Isso posto, vale lembrar que, embora a Igreja Católica elabore sua ecoteologia sob uma lógica conservadora, os movimentos (religiosos ou não) que se apropriam dessa ecoteologia não têm necessariamente objetivos igualmente conservadores. Isso reforça o postulado de que a lógica social subjacente à formulação da ecoteologia católica oficial não é, necessariamente, semelhante à lógica de seus desenvolvimentos teóricos ou práticos nas iniciativas locais, que podem até mesmo chegar ao ponto de contradizer intenções de seus mentores originais.
Tais distinções e nuances, contudo, são em grande parte ignoradas pelo IPCO em sua oposição à incorporação católica das pautas ambientais. Para Bragança e seus seguidores, tanto o Vaticano quanto os sacerdotes brasileiros estão sendo iludidos pelo “canto da sereia” ambiental. Aliás, do ponto de vista defendido pelo instituto, as reafirmações conservadoras que porventura constem nessas discussões ecoteológicas poderiam ser mais bem classificadas como disfarces cujo propósito seria apenas desviar o foco dos “guardiães da santa tradição”. Assim, seja em oposição à ecoteologia vaticana ou àquela elaborada pelos sacerdotes católicos brasileiros, o instituto propõe que o ambientalismo é apenas outra ideologia que, na esteira do comunismo, da teologia da libertação, do paganismo, do globalismo etc., está voltada à dissolução ou transformação dos milenares ensinamentos cristãos.
Se o inimigo é visto como dragão de várias cabeças que atua tanto no campo religioso como no secular, também o próprio IPCO, em seus “contraenquadramentos”, procura mobilizar atores relevantes na instituição católica e nas esferas seculares do Estado e da comunidade científica. Dessa maneira, apesar da ancoragem religiosa do instituto, suas redes ramificam-se não só nos corredores das cúrias e das igrejas, mas também nas diversas instâncias da sociedade civil e do poder público[27]. Isso possibilita uma instrumentalização recíproca: ao mesmo tempo em que o IPCO dá visibilidade a estudos negacionistas, defende a administração de Bolsonaro e enriquece sua oposição aos movimentos ambientalistas de forma geral, o presidente e seus seguidores divulgam as iniciativas da IPCO, expandem suas redes e potencializam seus recursos.
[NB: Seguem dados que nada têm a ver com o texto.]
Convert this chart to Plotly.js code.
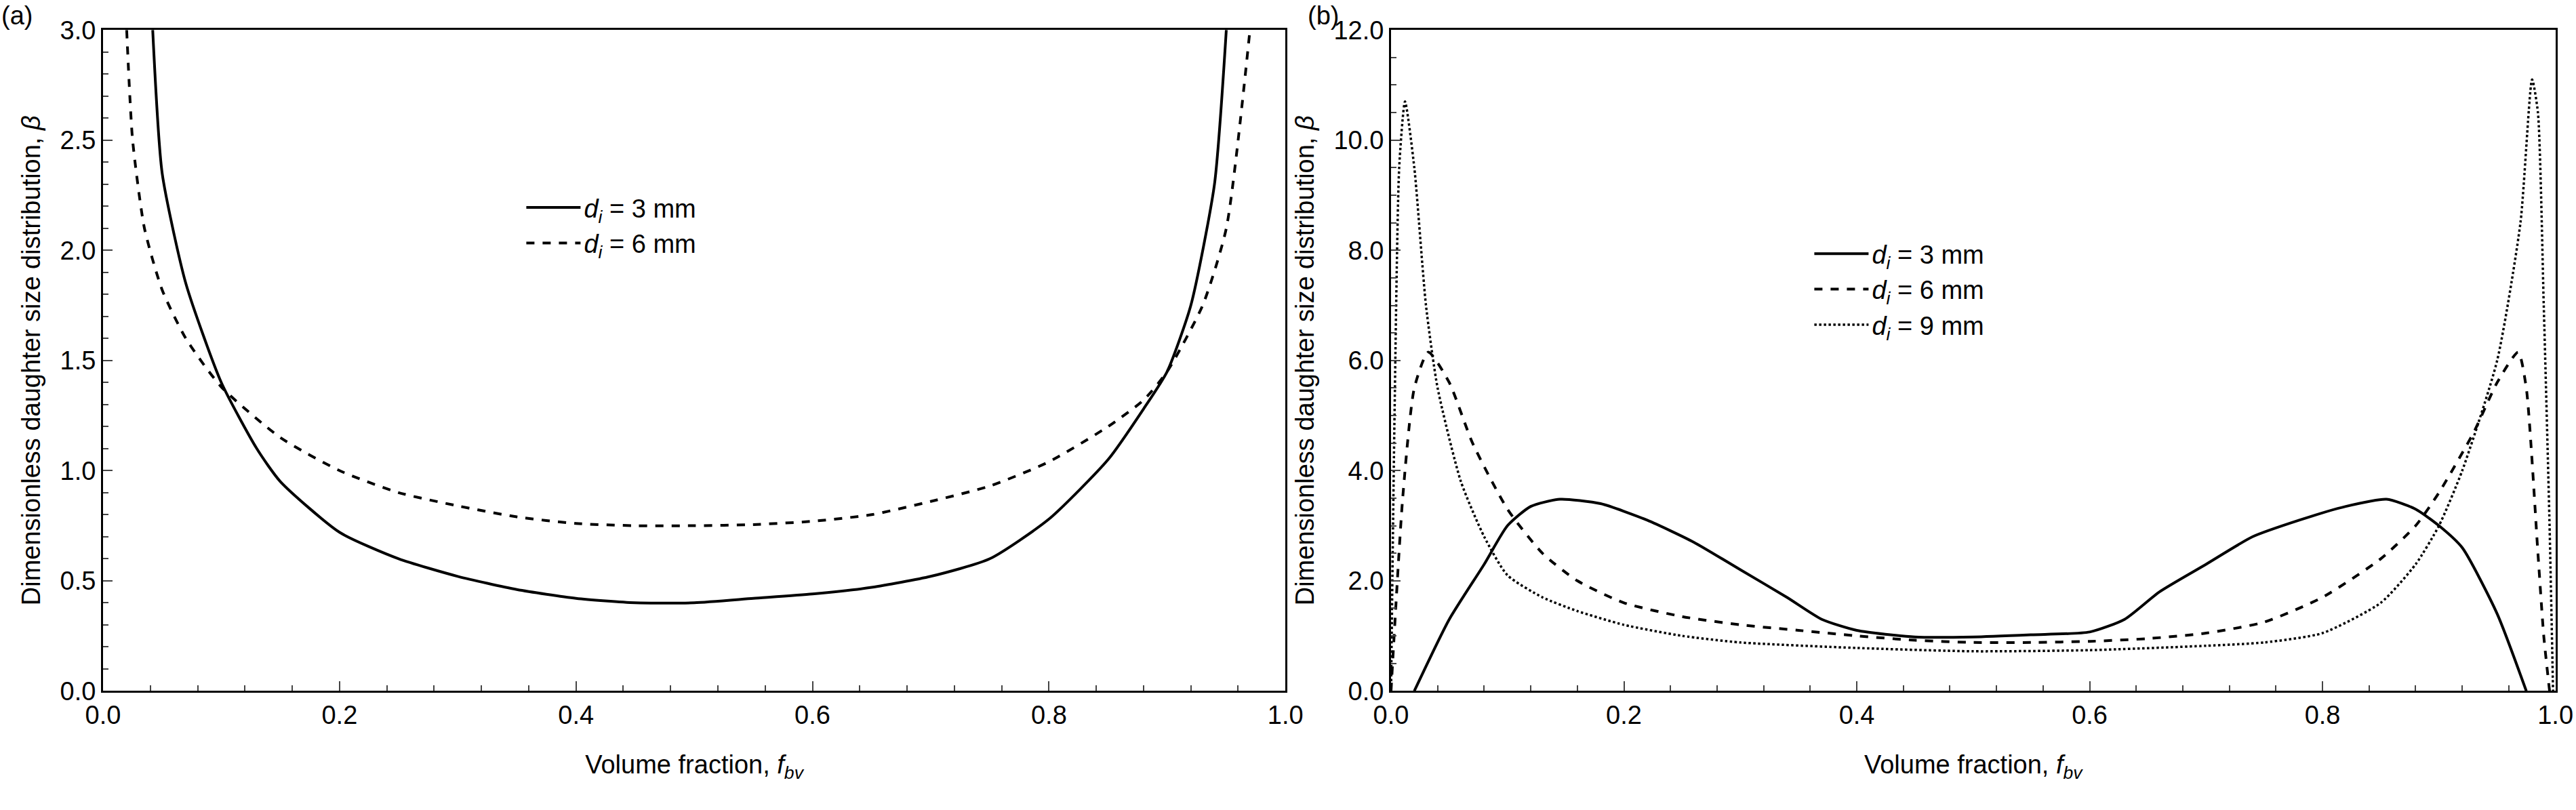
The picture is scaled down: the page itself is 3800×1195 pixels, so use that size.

Como resultado dessa paradoxal confluência conservadora entre membros democraticamente eleitos de uma república e membros de um instituto que tem entre suas pautas principais a restauração da monarquia, a Igreja Católica no Brasil vem sendo cada vez mais empurrada para o campo político da oposição. Nesse novo cenário, ela vem se configurando como potencial ponto de apoio ao ativismo ambiental nacional, seja atuando como “parteira” (Kearns & Kyle, 2018, p. 60) de movimentos ecológicos que não necessariamente levam a marca religiosa, seja usando seu aparato institucional para publicizar crimes ambientais cometidos no país.
Tal reposicionamento não gera só contestações externas, como as do IPCO, mas também críticas internas, que questionam um suposto apagamento do foco religioso que deveria presidir a atuação da Igreja Católica. Tanto assim que, em declarações mais recentes, como aquelas oriundas do Sínodo da Amazônia, o próprio papa Francisco vem reafirmando que o ativismo ambiental católico precisa caminhar em conjunto com a evangelização, do contrário, a igreja estaria se transformando em “mais uma ONG” (Francisco, 2020, p. 19). Assim, resta saber até que ponto uma instituição que se propõe a mediar a salvação no outro mundo estará disposta a alargar suas molduras interpretativas visando motivar, entre seus seguidores, o engajamento em favor da salvação deste mundo.